I’ve been married for about 8 years now to my wife Sarah Vizcaya, and we have two kids. My daughter is six and my son is four. I’m always looking to them for support, because they’re going to love me whether I win of lose. It feels good when I put in all of this work, go without seeing them as much, and when it’s all over I can take what I’ve earned and just take my family out somewhere. I get to be with them, and see them smile. I live in the present and I’m always focused on what I need to do, but I really do look forward to what comes after the fight the most.
Vizcaya’s post-fight vacations sound like the perfect way to unwind after a grueling period of physical and mental strain.
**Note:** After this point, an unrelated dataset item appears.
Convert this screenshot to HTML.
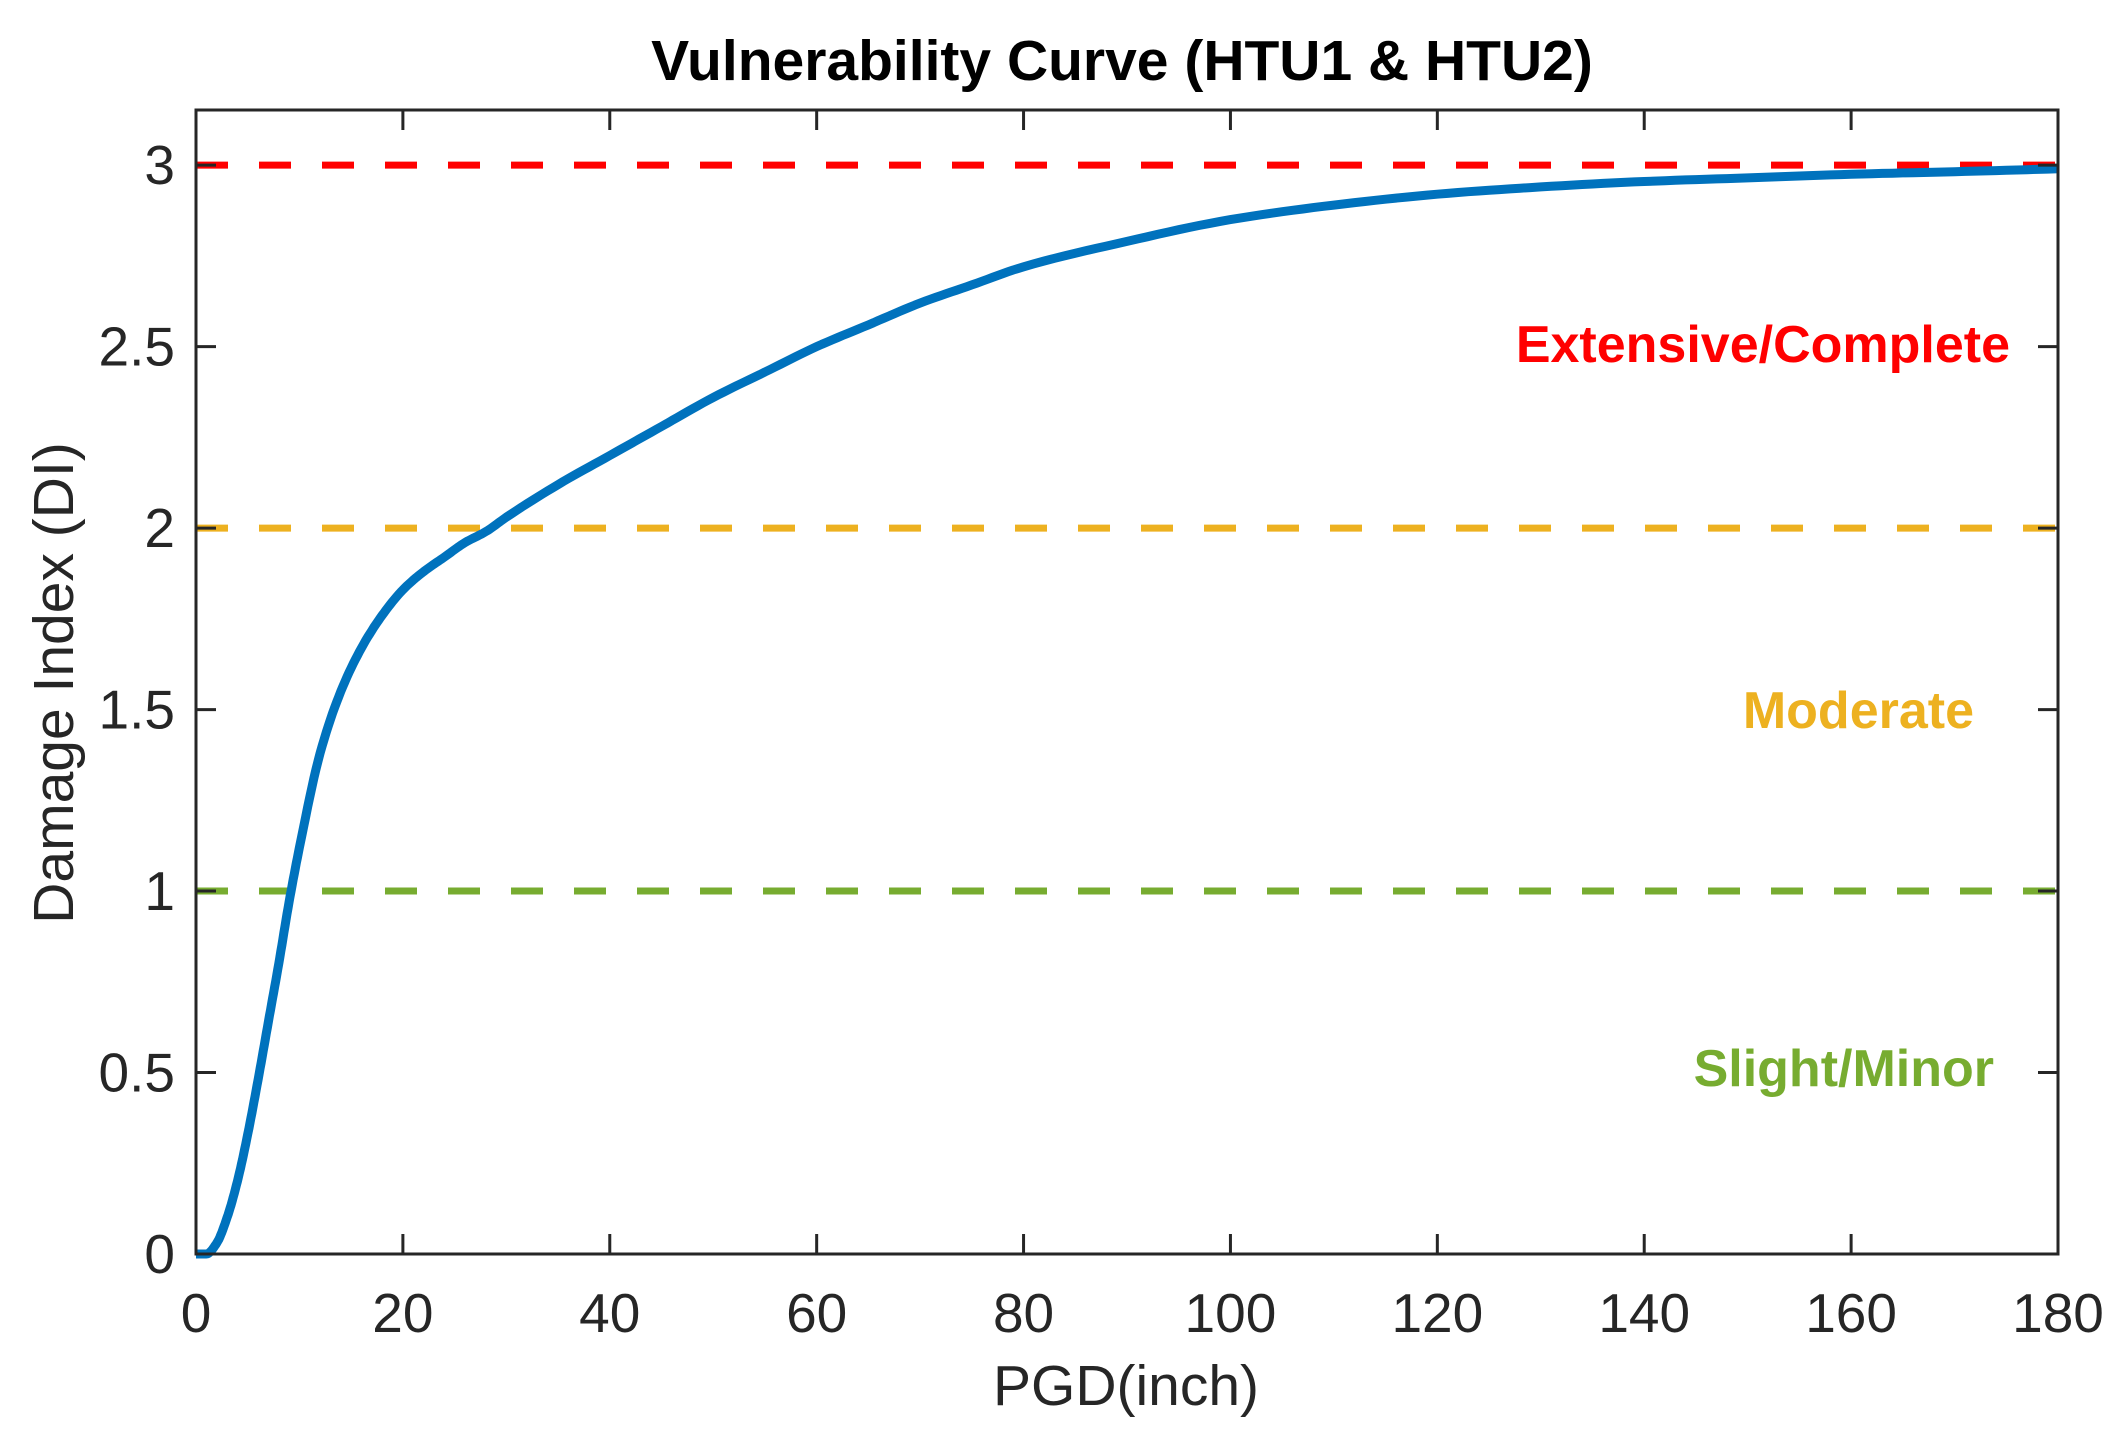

Considering that fight purses in regional MMA are far from allowing fighters to live comfortably, it’s important for Vizcaya to be aware of that. Instead of assuming the sport would pave his way financially, Daniel has a true source of income, and he uses fight purses as sort of extra spending money. His approach is both realistic and thoughtful.
Prior to wrapping things up with Daniel we gave him a chance to make any shoutouts to his supporters, and asked him what advice he would give to aspiring fighters. Here’s what he had to say:
“Shout out to my gym Prime Muay Thai, my coaches, all of my training partners, my wife, my kids, my sponsors Get Hydrate, all of the fans that support me, Paul and Danielle from HFC, and of course Alliance MMA for helping guys like me get into the limelight.
I always tell younger athletes to have goals. Even if it may seem farfetched, if you believe in yourself and put the work in, you can be one of the baddest cats on the block. Some fighters say if you join this sport your only goal is to be a champion, but what it’s really about is proving to yourself that you can do this. It’s a lonely road to the top, I’ve learned that, but if you can get knocked down and keep getting up, then you can succeed.”
Alliance MMA would like to thank Daniel for opening up to us and sharing his story with honesty and compassion.